If CREDENTIAL_TYPE is CREDENTIAL_TYPE_ONEHOUSE (Default):
  • kafka.tls.key.store.password: TLS key store password.
  • kafka.tls.key.password: TLS key password.
If CREDENTIAL_TYPE is CREDENTIAL_TYPE_SECRET_MANAGER:
  • kafka.tls.key.store.password.key.password.secret.reference - Cloud specific identifier (e.g., ARN for AWS) of a secret containing the TLS key store password and TLS key password in specified format.

SASL

  • kafka.sasl.mechanism: SASL mechanism. Valid values are PLAIN, SCRAM_SHA_256 & SCRAM_SHA_512.
If CREDENTIAL_TYPE is CREDENTIAL_TYPE_ONEHOUSE (Default):
  • kafka.sasl.key: SASL key
  • kafka.sasl.secret SASL secret.
If CREDENTIAL_TYPE is CREDENTIAL_TYPE_SECRET_MANAGER:
  • kafka.sasl.key.secret.reference - Cloud specific identifier (e.g., ARN for AWS) of a secret containing the SASL key and SASL secret in specified format.

S3 type

  • object.store.bucket.name: Bucket to create S3 Source from.

GCS type

  • object.store.bucket.name: Bucket to create GCS Source from.

Onehouse table type

  • source.table.name: Name of the Onehouse table.
  • source.table.database: Database in which onehouse table is in.
  • source.table.lake: Lake in which the onehouse table is in.

Postgres type

  • postgres.host: Hostname of the Postgres server.
  • postgres.port: Port number the Postgres server is listening to.
  • postgres.database.name: Name of the Postgres database.

If CREDENTIAL_TYPE is CREDENTIAL_TYPE_ONEHOUSE (Default):

  • postgres.user: Postgres user.
  • postgres.password: Password of the Postgres user.

If CREDENTIAL_TYPE is CREDENTIAL_TYPE_SECRET_MANAGER:

  • postgres.user.password.reference - Cloud specific identifier (e.g., ARN for AWS) of a secret containing the postgres user and password in specified format.

MySQL type

  • mysql.host: Hostname of the MySQL server.
  • mysql.port: Port number the MySQL server is listening to.
  • mysql.database.name: Name of the MySQL database.

If CREDENTIAL_TYPE is CREDENTIAL_TYPE_ONEHOUSE (Default):

  • mysql.user: MySQL user.
  • mysql.password: Password of the MySQL user.

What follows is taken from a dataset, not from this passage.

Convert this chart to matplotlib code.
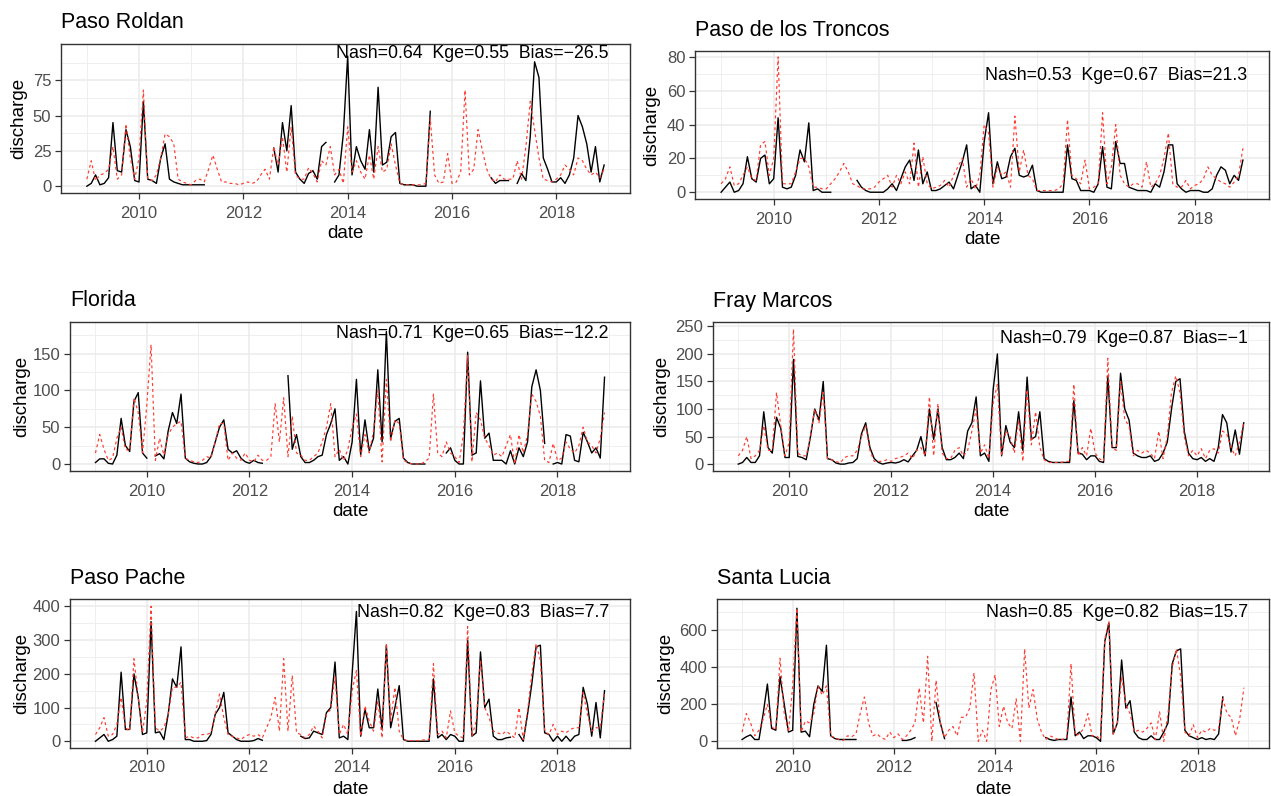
import numpy as np
import matplotlib
matplotlib.use("Agg")
import matplotlib.pyplot as plt

N = np.nan
W, H = 1271, 796

# ---------------- data (monthly, Jan 2009 .. Dec 2018) ----------------
stations = ["Paso Roldan", "Paso de los Troncos", "Florida",
            "Fray Marcos", "Paso Pache", "Santa Lucia"]
stats = ["Nash=0.64  Kge=0.55  Bias=\u221226.5",
         "Nash=0.53  Kge=0.67  Bias=21.3",
         "Nash=0.71  Kge=0.65  Bias=\u221212.2",
         "Nash=0.79  Kge=0.87  Bias=\u22121",
         "Nash=0.82  Kge=0.83  Bias=7.7",
         "Nash=0.85  Kge=0.82  Bias=15.7"]
stat_y = [94, 69, 178, 228, 382, 697]

roldan_obs = [0, 2, 8, 1, 2, 6, 45, 11, 10, 40, 28, 4,
              3, 60, 5, 4, 2, 20, 30, 5, 3, 2, 1, 1,
              1, 1, 1, 1, N, N, N, N, N, N, N, N,
              N, N, N, N, N, N, N, 27, 10, 45, 25, 57,
              10, 5, 2, 9, 11, 5, 28, 31, N, 3, 8, 37,
              92, 8, 28, 18, 12, 40, 10, 70, 15, 17, 35, 38,
              2, 1, 1, 1, 0, 0, 0, 53, N, N, N, N,
              N, N, N, N, N, N, N, N, N, 6, 2, 4,
              4, 4, N, 2, 9, 4, 35, 88, 77, 20, 12, 3,
              3, 6, 2, 8, 20, 50, 42, 30, 10, 28, 3, 15]
roldan_sim = [5, 18, 4, 8, 9, 12, 28, 5, 8, 44, 20, 5,
              20, 68, 5, 4, 8, 20, 37, 35, 30, 5, 3, 2,
              1, 4, 5, 3, 12, 22, 12, 3, 3, 2, 2, 1,
              2, 3, 2, 3, 8, 12, 5, 28, 15, 35, 10, 42,
              8, 5, 5, 13, 9, 3, 18, 15, 28, 8, 12, 2,
              42, 10, 18, 10, 5, 22, 5, 28, 10, 12, 30, 15,
              2, 1, 1, 1, 1, 1, 2, 48, 8, 2, 3, 23,
              2, 3, 10, 68, 8, 12, 40, 25, 12, 5, 3, 8,
              5, 5, 5, 18, 5, 28, 60, 40, 20, 5, 4, 3,
              5, 8, 15, 12, 8, 20, 18, 12, 8, 10, 6, 12]

troncos_obs = [0, 3, 6, 0, 1, 5, 21, 8, 6, 20, 22, 5,
               8, 44, 3, 2, 3, 10, 25, 18, 41, 1, 2, 0,
               0, 0, N, N, N, N, N, 7, 3, 1, 0, 0,
               0, 0, 2, 5, 1, 8, 15, 19, 7, 25, 5, 12,
               1, 1, 2, 4, 6, 2, 10, 18, 28, 2, 4, 0,
               30, 47, 5, 18, 8, 9, 21, 26, 10, 9, 10, 16,
               1, 0, 0, 0, 0, 0, 0, 28, 8, 7, 1, 1,
               1, 0, 5, 27, 3, 2, 30, 17, 17, 3, 2, 1,
               1, 1, 0, 5, 3, 12, 28, 28, 5, 2, 0, 1,
               1, 1, 0, 0, 2, 10, 15, 13, 5, 10, 7, 19]
troncos_sim = [5, 8, 15, 4, 5, 10, 15, 8, 7, 28, 30, 10,
               20, 80, 5, 5, 5, 12, 20, 20, 15, 3, 3, 2,
               2, 5, 8, 12, 17, 12, 5, 4, 2, 2, 2, 3,
               6, 8, 10, 3, 10, 5, 12, 5, 29, 3, 21, 5,
               2, 3, 4, 7, 3, 10, 15, 20, 3, 8, 2, 10,
               40, 35, 3, 15, 10, 12, 3, 45, 12, 25, 10, 8,
               1, 1, 1, 1, 1, 2, 5, 43, 10, 8, 5, 19,
               2, 3, 5, 47, 5, 15, 40, 10, 5, 3, 5, 5,
               3, 18, 3, 5, 10, 20, 35, 5, 3, 3, 7, 2,
               4, 5, 8, 15, 10, 8, 6, 5, 3, 6, 10, 26]

florida_obs = [2, 7, 7, 1, 0, 12, 62, 25, 17, 85, 97, 15,
               8, N, 11, 14, 7, 45, 70, 55, 95, 8, 3, 1,
               0, 0, 2, 10, 30, 50, 60, 20, 15, 18, 8, 3,
               1, 5, 2, 1, N, N, N, N, N, 120, 20, 40,
               10, 2, 2, 5, 10, 12, 40, 55, 75, 5, 10, 0,
               30, 115, 12, 60, 18, 35, 128, 30, 180, 35, 58, 62,
               8, 2, 0, 0, 0, 0, N, N, N, N, 15, 22,
               5, 0, 0, 152, 12, 15, 113, 35, 42, 5, 5, 5,
               0, 18, 0, 22, 10, 30, 105, 128, 100, 28, N, 0,
               2, 0, 40, 38, 5, 3, 43, 30, 15, 22, 8, 118]
florida_sim = [15, 40, 20, 5, 8, 35, 50, 20, 18, 90, 70, 15,
               80, 162, 5, 35, 12, 40, 50, 55, 58, 8, 5, 3,
               2, 5, 10, 8, 30, 55, 55, 5, 15, 8, 5, 15,
               5, 3, 12, 5, 5, 10, 82, 30, 90, 10, 65, 15,
               12, 5, 5, 10, 15, 30, 50, 82, 10, 20, 5, 20,
               50, 68, 10, 40, 15, 45, 100, 3, 115, 30, 60, 55,
               5, 2, 0, 0, 0, 3, 8, 95, 15, 10, 30, 15,
               10, 2, 40, 148, 3, 70, 60, 35, 25, 12, 15, 10,
               25, 40, 0, 40, 15, 40, 95, 85, 65, 5, 2, 28,
               5, 8, 30, 20, 15, 25, 50, 30, 25, 15, 35, 70]

fray_obs = [0, 3, 12, 3, 3, 15, 95, 30, 20, 85, 65, 12,
            12, 190, 14, 12, 8, 50, 100, 80, 150, 10, 8, 2,
            0, 0, 2, 3, 10, 55, 75, 30, 10, 3, 0, 2,
            3, 2, 4, 8, 4, 15, 25, 50, 15, 100, 45, 100,
            30, 8, 8, 12, 20, 10, 60, 75, 122, 15, 20, 5,
            135, 200, 15, 70, 40, 30, 95, 25, 158, 45, 50, 95,
            10, 5, 3, 3, 3, 3, 3, 115, 20, 18, 8, 15,
            15, 5, 3, 160, 30, 30, 165, 100, 80, 20, 15, 12,
            12, 15, 5, 8, 20, 40, 100, 150, 155, 60, 20, 10,
            8, 12, 5, 10, 5, 30, 90, 75, 22, 62, 18, 75]
fray_sim = [15, 25, 50, 10, 15, 25, 70, 25, 25, 130, 70, 15,
            40, 245, 20, 15, 15, 50, 100, 75, 130, 10, 8, 5,
            2, 12, 15, 15, 25, 50, 70, 25, 5, 5, 5, 8,
            5, 10, 12, 15, 20, 10, 25, 30, 15, 122, 15, 110,
            20, 10, 10, 25, 30, 15, 25, 60, 100, 20, 35, 10,
            110, 145, 15, 60, 50, 20, 80, 5, 135, 35, 95, 30,
            8, 3, 3, 3, 3, 5, 5, 145, 15, 30, 15, 65,
            20, 10, 5, 192, 30, 25, 150, 80, 70, 15, 25, 20,
            25, 20, 10, 60, 10, 50, 130, 160, 130, 50, 15, 25,
            15, 28, 10, 25, 28, 20, 60, 55, 30, 15, 40, 75]

pache_obs = [0, 10, 20, 0, 5, 15, 205, 35, 35, 200, 130, 20,
             25, 355, 25, 28, 5, 80, 185, 160, 280, 5, 5, 0,
             0, 0, 2, 20, 80, 100, 145, 25, 15, 5, 0, 0,
             0, 2, 8, 3, N, N, N, N, N, N, N, N,
             15, 8, 10, 30, 25, 20, 85, 100, 235, 10, 15, 5,
             200, 385, 15, 95, 40, 40, 155, 35, 285, 40, 100, 165,
             5, 0, 0, 0, 0, 0, 0, 185, 10, 20, 5, 20,
             15, 0, 0, 300, 15, 25, 265, 100, 125, 15, 5, 5,
             10, 12, N, 20, 0, 80, 170, 280, 285, 25, 20, 0,
             15, 0, 15, 0, 15, 20, 160, 110, 15, 115, 10, 150]
pache_sim = [20, 40, 70, 15, 20, 50, 130, 40, 30, 245, 130, 25,
             120, 400, 40, 30, 40, 80, 160, 160, 175, 10, 15, 10,
             10, 20, 20, 25, 80, 140, 70, 20, 15, 10, 5, 15,
             20, 15, 20, 10, 40, 70, 130, 30, 245, 30, 195, 25,
             20, 10, 20, 45, 30, 10, 80, 95, 190, 20, 50, 20,
             150, 210, 15, 105, 60, 30, 120, 10, 290, 60, 160, 30,
             5, 2, 2, 2, 2, 5, 5, 230, 20, 30, 10, 90,
             25, 15, 10, 340, 15, 60, 240, 100, 70, 30, 25, 20,
             30, 20, 10, 100, 5, 90, 200, 290, 240, 30, 20, 50,
             20, 30, 25, 35, 40, 40, 145, 80, 30, 40, 40, 145]

lucia_obs = [10, 25, 35, 10, 10, 150, 310, 70, 60, 350, 200, 50,
             60, 720, 50, 55, 25, 200, 300, 270, 520, 30, 15, 10,
             10, 10, 10, 10, N, N, N, N, N, N, N, N,
             N, N, 5, 5, 10, 20, N, N, N, N, 210, 100,
             15, N, N, N, N, N, N, N, N, N, N, N,
             N, N, N, N, N, N, N, N, N, N, N, N,
             20, 10, 5, 10, 10, 10, 240, 30, 50, 15, 30, 30,
             20, 0, 540, 640, 40, 100, 440, 180, 220, 50, 20, 10,
             10, 30, 10, 10, 50, 100, 420, 490, 500, 60, 30, 20,
             10, 20, 10, 15, 10, 40, 240, N, N, N, N, N]
lucia_sim = [50, 150, 100, 30, 60, 120, 200, 80, 60, 450, 150, 50,
             300, 720, 50, 110, 100, 150, 300, 250, 300, 30, 20, 10,
             5, 30, 25, 40, 150, 240, 100, 30, 40, 20, 10, 50,
             20, 40, 10, 30, 60, 100, 290, 100, 460, 0, 330, 100,
             20, 60, 80, 30, 130, 130, 180, 370, 0, 60, 0, 280,
             360, 80, 190, 100, 70, 230, 0, 500, 180, 280, 120, 50,
             10, 30, 20, 10, 10, 20, 420, 30, 40, 70, 150, 30,
             30, 10, 550, 650, 40, 100, 350, 200, 150, 50, 60, 50,
             70, 100, 10, 160, 0, 150, 400, 500, 350, 50, 30, 90,
             20, 60, 50, 70, 60, 70, 230, 150, 130, 30, 120, 290]

obs_all = [roldan_obs, troncos_obs, florida_obs, fray_obs, pache_obs, lucia_obs]
sim_all = [roldan_sim, troncos_sim, florida_sim, fray_sim, pache_sim, lucia_sim]
year_ticks = [2010, 2012, 2014, 2016, 2018]
y_ticks = [[0, 25, 50, 75], [0, 20, 40, 60, 80], [0, 50, 100, 150],
           [0, 50, 100, 150, 200, 250], [0, 100, 200, 300, 400],
           [0, 200, 400, 600]]

# ---------------- layout (pixel boxes: left, right, top, bottom) ----------------
boxes = [(61, 630, 44, 193), (695, 1269, 51, 199),
         (70, 630, 322, 471), (713, 1269, 322, 471),
         (70, 630, 599, 748), (717, 1269, 599, 748)]
ylims = [(-4.8, 100.6), (-4.0, 83.5), (-9.5, 193), (-12.5, 258),
         (-20, 422), (-36, 770)]
ylab_off = [42, 43, 48, 51, 48, 51]

plt.rcParams['font.family'] = ['Liberation Sans', 'DejaVu Sans']
fig = plt.figure(figsize=(W / 100, H / 100), dpi=100)
fig.patch.set_facecolor('white')

t = 2009 + np.arange(120) / 12.0
GRID = '#EBEBEB'

for i in range(6):
    l, r, tp, b = boxes[i]
    ax = fig.add_axes([l / W, 1 - b / H, (r - l) / W, (b - tp) / H])
    ax.set_facecolor('white')
    x0, x1 = t[0], t[-1]
    pad = 0.05 * (x1 - x0)
    ax.set_xlim(x0 - pad, x1 + pad)
    ax.set_ylim(*ylims[i])
    yt = y_ticks[i]
    step = yt[1] - yt[0]
    ax.set_xticks(year_ticks)
    ax.set_xticklabels([str(y) for y in year_ticks])
    ax.set_xticks(np.arange(2009, 2020, 2), minor=True)
    ax.set_yticks(yt)
    ax.set_yticklabels([str(v) for v in yt])
    ax.set_yticks(np.arange(yt[0] + step / 2, ylims[i][1], step), minor=True)
    ax.grid(True, which='major', color=GRID, linewidth=1.1)
    ax.grid(True, which='minor', color=GRID, linewidth=0.55)
    ax.set_axisbelow(True)
    ax.tick_params(which='major', length=4, width=0.9, color='#333333',
                   labelcolor='#4D4D4D', labelsize=12, pad=3)
    ax.tick_params(axis='x', which='major', pad=5)
    ax.tick_params(which='minor', length=0)
    for s in ax.spines.values():
        s.set_color('#333333')
        s.set_linewidth(1.0)

    obs = np.array(obs_all[i], dtype=float)
    sim = np.array(sim_all[i], dtype=float)
    ax.plot(t, obs, color='black', linewidth=1.0, zorder=3)
    ax.plot(t, sim, color='#FF3B30', linewidth=0.85,
            linestyle=(0, (2.5, 2.5)), zorder=4)

    ax.text(2019.0, stat_y[i], stats[i], ha='right', va='center',
            fontsize=12.8, color='black', zorder=5)

    ax.annotate(stations[i], xy=(0, 1), xycoords='axes fraction',
                xytext=(0, 21), textcoords='offset pixels',
                ha='left', va='center', fontsize=15.5, color='black')
    ax.annotate('date', xy=(0.5, 0), xycoords='axes fraction',
                xytext=(0, -41), textcoords='offset pixels',
                ha='center', va='center', fontsize=13.5, color='black')
    ax.annotate('discharge', xy=(0, 0.5), xycoords='axes fraction',
                xytext=(-ylab_off[i], 0), textcoords='offset pixels',
                ha='center', va='center', rotation=90, fontsize=13.5,
                color='black')

fig.savefig('out.png', dpi=100, facecolor='white')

If CREDENTIAL_TYPE is CREDENTIAL_TYPE_SECRET_MANAGER:

  • mysql.user.password.reference - Cloud specific identifier (e.g., ARN for AWS) of a secret containing the MySQL user and password in specified format.

Schema registry properties

These are shared by Stream Captures created with this source.

  • schema.registry.type: Valid values are `glue`, `confluent`, `jar` and `file` which implies `GlueSchemaRegistry`, `ConfluentSchemaRegistry`, `Jar`(For Proto Schemas), `FileBasedSchemaRegistry`.

Glue schema registry

  • schema.registry.glue.name: Name for the Glue schema registry.

Confluent schema registry

  • schema.registry.confluent.servers: Confluent Schema registry servers.
  • schema.registry.confluent.subject.name: Schema name in Confluent Schema registry.
  • schema.registry.confluent.subject.prefix: Schema prefix to filter schemas.

If CREDENTIAL_TYPE is CREDENTIAL_TYPE_ONEHOUSE (Default):

  • schema.registry.confluent.key: Confluent schema registry key.
  • schema.registry.confluent.secret: Confluent schema registry secret.

If CREDENTIAL_TYPE is CREDENTIAL_TYPE_SECRET_MANAGER:

  • schema.registry.confluent.key.secret.reference - Cloud specific identifier (e.g., ARN for AWS) of a secret containing the Confluent schema registry key and secret in specified format.

Proto schemas

  • schema.registry.proto.jar.location: Jar location for proto schemas.

File based schemas

  • schema.registry.file.base.path: Base path for file based schema registry.
  • schema.registry.file.full.path: Full path for file based schema registry.